> _Material provided_
---

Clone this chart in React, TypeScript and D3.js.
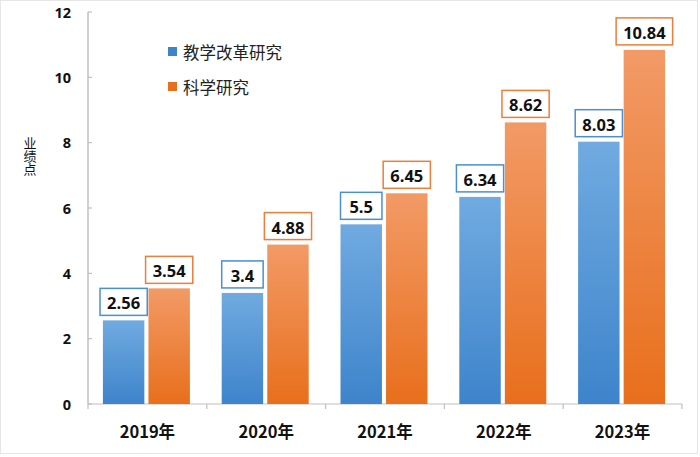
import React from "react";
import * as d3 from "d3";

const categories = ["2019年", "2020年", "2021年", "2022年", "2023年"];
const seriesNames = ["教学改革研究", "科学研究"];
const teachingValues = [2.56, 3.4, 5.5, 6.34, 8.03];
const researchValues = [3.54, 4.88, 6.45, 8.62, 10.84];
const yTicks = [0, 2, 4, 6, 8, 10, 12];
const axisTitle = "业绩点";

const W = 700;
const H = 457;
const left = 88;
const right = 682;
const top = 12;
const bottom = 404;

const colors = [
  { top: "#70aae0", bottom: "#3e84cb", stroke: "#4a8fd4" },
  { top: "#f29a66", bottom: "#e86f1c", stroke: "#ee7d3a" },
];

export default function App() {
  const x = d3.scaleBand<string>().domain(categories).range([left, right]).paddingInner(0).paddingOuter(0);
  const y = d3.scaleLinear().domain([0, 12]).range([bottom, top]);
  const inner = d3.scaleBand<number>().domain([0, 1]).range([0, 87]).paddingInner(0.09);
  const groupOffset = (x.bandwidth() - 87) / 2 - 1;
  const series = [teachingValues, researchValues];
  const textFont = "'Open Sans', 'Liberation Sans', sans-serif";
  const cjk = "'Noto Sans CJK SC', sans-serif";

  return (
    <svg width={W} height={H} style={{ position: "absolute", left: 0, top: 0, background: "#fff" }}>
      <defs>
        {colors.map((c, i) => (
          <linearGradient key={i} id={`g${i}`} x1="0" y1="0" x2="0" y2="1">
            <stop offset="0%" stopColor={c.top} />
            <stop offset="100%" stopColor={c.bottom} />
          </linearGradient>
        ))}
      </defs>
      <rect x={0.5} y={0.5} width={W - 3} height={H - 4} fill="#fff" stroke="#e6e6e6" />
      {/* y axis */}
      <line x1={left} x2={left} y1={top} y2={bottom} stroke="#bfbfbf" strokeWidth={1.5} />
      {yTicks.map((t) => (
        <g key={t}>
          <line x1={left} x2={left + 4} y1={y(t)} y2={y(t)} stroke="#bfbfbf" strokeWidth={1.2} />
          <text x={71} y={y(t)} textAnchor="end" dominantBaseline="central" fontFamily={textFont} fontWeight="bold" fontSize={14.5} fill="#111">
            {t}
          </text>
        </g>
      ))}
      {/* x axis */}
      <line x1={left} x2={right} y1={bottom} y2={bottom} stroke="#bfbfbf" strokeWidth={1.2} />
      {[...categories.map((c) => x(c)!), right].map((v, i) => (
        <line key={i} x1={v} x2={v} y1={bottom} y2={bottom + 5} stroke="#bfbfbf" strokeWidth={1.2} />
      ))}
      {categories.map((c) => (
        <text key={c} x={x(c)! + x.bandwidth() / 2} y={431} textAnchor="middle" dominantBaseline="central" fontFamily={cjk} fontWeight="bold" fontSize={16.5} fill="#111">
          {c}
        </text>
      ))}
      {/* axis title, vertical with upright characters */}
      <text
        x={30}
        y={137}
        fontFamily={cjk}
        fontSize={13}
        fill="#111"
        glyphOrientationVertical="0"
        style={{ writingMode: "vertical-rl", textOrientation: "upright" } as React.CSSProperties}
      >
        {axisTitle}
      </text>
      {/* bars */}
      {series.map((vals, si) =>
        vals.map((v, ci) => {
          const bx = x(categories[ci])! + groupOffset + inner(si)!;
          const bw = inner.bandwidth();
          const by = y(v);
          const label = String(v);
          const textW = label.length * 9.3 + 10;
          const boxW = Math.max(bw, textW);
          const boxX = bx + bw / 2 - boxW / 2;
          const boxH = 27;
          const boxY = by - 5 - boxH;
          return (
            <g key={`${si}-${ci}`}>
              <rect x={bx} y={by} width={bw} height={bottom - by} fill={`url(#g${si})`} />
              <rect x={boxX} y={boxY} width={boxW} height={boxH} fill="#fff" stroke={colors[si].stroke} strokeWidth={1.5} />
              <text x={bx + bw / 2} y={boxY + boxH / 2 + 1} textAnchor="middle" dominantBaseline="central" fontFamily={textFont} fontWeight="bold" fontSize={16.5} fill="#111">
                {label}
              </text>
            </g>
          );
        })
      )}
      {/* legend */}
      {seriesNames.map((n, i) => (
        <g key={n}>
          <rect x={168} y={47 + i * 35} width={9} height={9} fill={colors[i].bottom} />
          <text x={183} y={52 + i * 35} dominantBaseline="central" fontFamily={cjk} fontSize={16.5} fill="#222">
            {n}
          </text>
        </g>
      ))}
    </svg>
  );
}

---

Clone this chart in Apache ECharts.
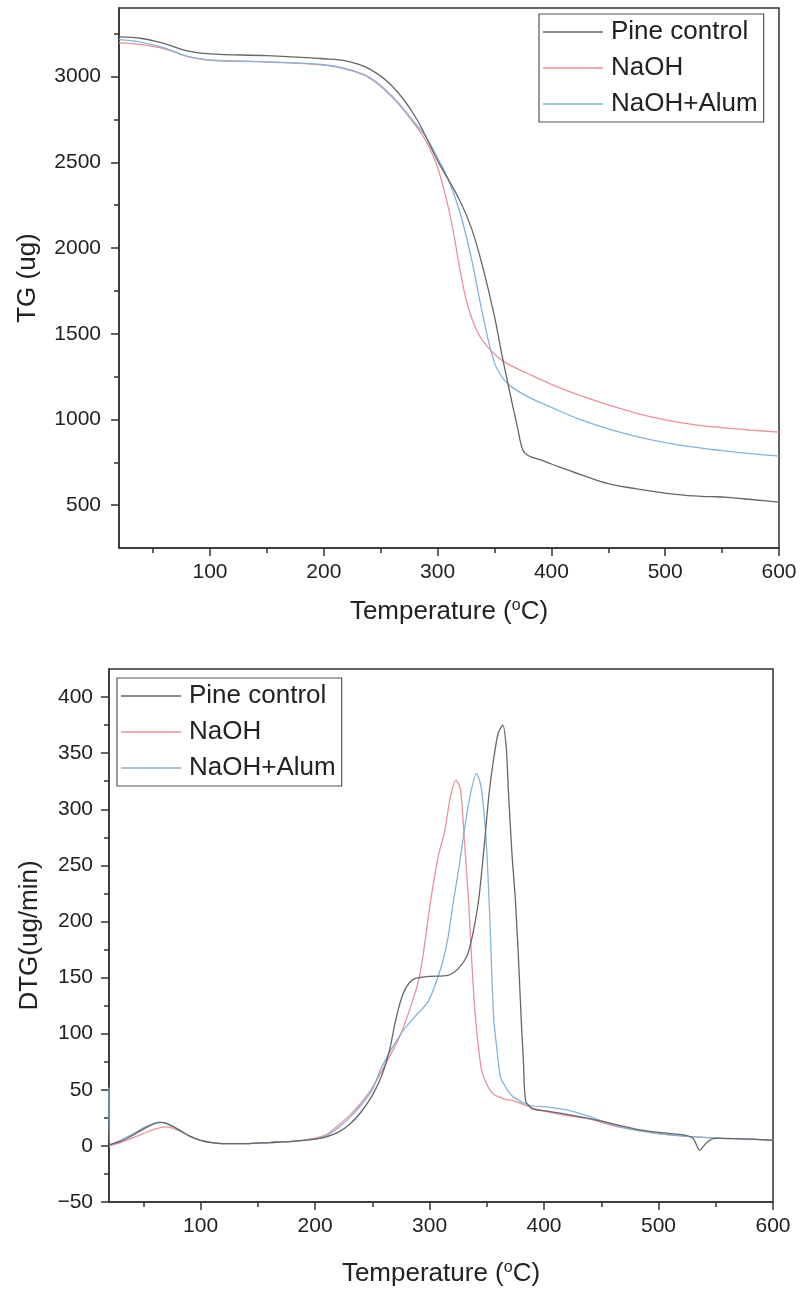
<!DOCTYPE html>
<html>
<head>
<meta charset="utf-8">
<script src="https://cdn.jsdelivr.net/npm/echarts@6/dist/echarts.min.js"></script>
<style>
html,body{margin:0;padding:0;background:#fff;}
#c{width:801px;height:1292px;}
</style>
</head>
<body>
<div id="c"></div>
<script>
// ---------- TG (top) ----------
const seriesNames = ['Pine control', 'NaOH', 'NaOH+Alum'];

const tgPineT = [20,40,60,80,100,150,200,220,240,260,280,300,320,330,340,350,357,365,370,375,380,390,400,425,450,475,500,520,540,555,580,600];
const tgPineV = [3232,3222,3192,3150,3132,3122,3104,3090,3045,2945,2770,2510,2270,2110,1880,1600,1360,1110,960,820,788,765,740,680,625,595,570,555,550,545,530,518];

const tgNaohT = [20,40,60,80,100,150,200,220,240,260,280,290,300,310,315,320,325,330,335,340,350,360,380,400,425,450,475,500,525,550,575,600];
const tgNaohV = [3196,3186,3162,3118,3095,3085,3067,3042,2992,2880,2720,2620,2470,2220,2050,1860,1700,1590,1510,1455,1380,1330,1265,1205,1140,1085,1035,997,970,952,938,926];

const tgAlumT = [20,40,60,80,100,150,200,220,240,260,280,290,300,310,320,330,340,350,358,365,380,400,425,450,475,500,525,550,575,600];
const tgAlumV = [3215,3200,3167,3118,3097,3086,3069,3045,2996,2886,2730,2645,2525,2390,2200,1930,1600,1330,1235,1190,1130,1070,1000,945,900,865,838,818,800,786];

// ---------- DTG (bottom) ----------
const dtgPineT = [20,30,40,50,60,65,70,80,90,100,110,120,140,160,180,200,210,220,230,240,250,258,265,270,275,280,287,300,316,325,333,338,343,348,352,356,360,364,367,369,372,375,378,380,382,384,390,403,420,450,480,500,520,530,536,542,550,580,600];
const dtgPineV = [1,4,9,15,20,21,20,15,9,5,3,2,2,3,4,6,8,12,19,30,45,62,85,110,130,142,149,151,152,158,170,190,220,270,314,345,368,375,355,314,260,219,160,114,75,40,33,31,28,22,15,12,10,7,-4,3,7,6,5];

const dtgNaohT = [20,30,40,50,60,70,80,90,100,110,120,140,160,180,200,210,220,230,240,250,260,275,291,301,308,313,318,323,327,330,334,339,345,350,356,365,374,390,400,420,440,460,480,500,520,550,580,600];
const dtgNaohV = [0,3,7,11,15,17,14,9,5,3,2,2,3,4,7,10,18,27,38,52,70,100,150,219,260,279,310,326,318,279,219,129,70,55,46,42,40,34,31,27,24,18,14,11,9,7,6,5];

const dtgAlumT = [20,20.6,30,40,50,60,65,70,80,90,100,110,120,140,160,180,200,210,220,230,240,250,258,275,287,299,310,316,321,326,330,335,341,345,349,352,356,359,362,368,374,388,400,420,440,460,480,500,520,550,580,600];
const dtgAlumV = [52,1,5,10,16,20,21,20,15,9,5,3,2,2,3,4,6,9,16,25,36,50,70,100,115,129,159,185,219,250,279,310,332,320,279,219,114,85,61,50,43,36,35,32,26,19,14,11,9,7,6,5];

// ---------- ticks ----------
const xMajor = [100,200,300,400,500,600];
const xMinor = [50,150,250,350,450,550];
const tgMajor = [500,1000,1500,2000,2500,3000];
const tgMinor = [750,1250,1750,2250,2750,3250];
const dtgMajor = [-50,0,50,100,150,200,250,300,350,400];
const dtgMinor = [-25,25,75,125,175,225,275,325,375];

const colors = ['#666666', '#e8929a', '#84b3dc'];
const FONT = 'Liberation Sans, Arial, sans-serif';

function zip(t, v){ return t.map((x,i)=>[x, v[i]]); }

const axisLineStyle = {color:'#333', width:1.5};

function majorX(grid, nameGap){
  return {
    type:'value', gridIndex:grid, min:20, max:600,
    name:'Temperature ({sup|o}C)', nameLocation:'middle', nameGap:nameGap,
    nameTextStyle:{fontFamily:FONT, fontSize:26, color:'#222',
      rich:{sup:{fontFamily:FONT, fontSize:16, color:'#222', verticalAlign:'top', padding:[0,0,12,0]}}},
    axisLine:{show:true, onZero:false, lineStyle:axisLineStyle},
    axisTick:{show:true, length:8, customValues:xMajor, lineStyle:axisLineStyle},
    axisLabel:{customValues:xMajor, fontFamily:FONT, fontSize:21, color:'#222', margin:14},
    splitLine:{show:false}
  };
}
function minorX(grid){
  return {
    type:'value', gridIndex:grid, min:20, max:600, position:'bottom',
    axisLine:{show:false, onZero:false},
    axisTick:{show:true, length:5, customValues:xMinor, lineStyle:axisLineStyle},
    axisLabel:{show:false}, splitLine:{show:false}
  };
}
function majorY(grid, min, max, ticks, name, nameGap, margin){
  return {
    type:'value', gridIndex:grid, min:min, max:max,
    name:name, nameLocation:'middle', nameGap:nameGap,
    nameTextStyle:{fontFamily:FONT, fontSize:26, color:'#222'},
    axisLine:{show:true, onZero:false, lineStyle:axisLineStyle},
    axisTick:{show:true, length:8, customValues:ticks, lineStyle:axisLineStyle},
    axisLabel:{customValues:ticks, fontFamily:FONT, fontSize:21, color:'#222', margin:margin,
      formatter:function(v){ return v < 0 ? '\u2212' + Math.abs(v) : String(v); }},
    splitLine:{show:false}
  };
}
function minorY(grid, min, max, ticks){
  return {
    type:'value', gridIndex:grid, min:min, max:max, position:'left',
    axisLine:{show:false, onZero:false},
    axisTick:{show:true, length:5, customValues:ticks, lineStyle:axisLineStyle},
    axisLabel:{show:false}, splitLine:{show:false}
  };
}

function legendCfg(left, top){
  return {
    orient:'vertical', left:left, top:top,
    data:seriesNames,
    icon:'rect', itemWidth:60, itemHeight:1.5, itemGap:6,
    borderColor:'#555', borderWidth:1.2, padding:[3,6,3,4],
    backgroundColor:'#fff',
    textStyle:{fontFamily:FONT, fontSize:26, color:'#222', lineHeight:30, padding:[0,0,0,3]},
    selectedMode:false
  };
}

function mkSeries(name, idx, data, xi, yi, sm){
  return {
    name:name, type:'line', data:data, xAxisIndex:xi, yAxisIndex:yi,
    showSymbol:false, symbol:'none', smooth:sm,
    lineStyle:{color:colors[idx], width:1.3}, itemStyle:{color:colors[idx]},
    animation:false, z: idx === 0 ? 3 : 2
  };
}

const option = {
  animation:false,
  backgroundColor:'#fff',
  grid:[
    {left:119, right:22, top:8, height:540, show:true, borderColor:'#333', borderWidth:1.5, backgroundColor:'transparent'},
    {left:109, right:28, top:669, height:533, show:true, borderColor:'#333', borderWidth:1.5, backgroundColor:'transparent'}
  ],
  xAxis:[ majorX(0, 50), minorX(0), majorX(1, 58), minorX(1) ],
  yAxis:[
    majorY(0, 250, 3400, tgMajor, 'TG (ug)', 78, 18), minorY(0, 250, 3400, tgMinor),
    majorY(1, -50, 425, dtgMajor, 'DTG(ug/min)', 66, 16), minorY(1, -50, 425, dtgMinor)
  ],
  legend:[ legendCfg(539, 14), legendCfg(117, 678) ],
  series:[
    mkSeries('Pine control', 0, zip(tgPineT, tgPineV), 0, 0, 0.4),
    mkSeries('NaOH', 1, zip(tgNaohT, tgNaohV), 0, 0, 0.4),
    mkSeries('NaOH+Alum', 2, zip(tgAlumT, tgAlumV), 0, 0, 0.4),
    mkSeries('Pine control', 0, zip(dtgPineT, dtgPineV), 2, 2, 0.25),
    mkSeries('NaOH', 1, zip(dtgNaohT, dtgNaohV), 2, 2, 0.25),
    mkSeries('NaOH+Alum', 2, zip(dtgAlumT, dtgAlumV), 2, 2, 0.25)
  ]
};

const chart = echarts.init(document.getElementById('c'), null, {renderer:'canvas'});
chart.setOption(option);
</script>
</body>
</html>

---

Take the lines from the one holding "Clone this chart in React, TypeScript" to the one holding "import * as", both lines included, and give them again exactly, with no pictures.

Clone this chart in React, TypeScript and D3.js.
import React from "react";
import * as d3 from "d3";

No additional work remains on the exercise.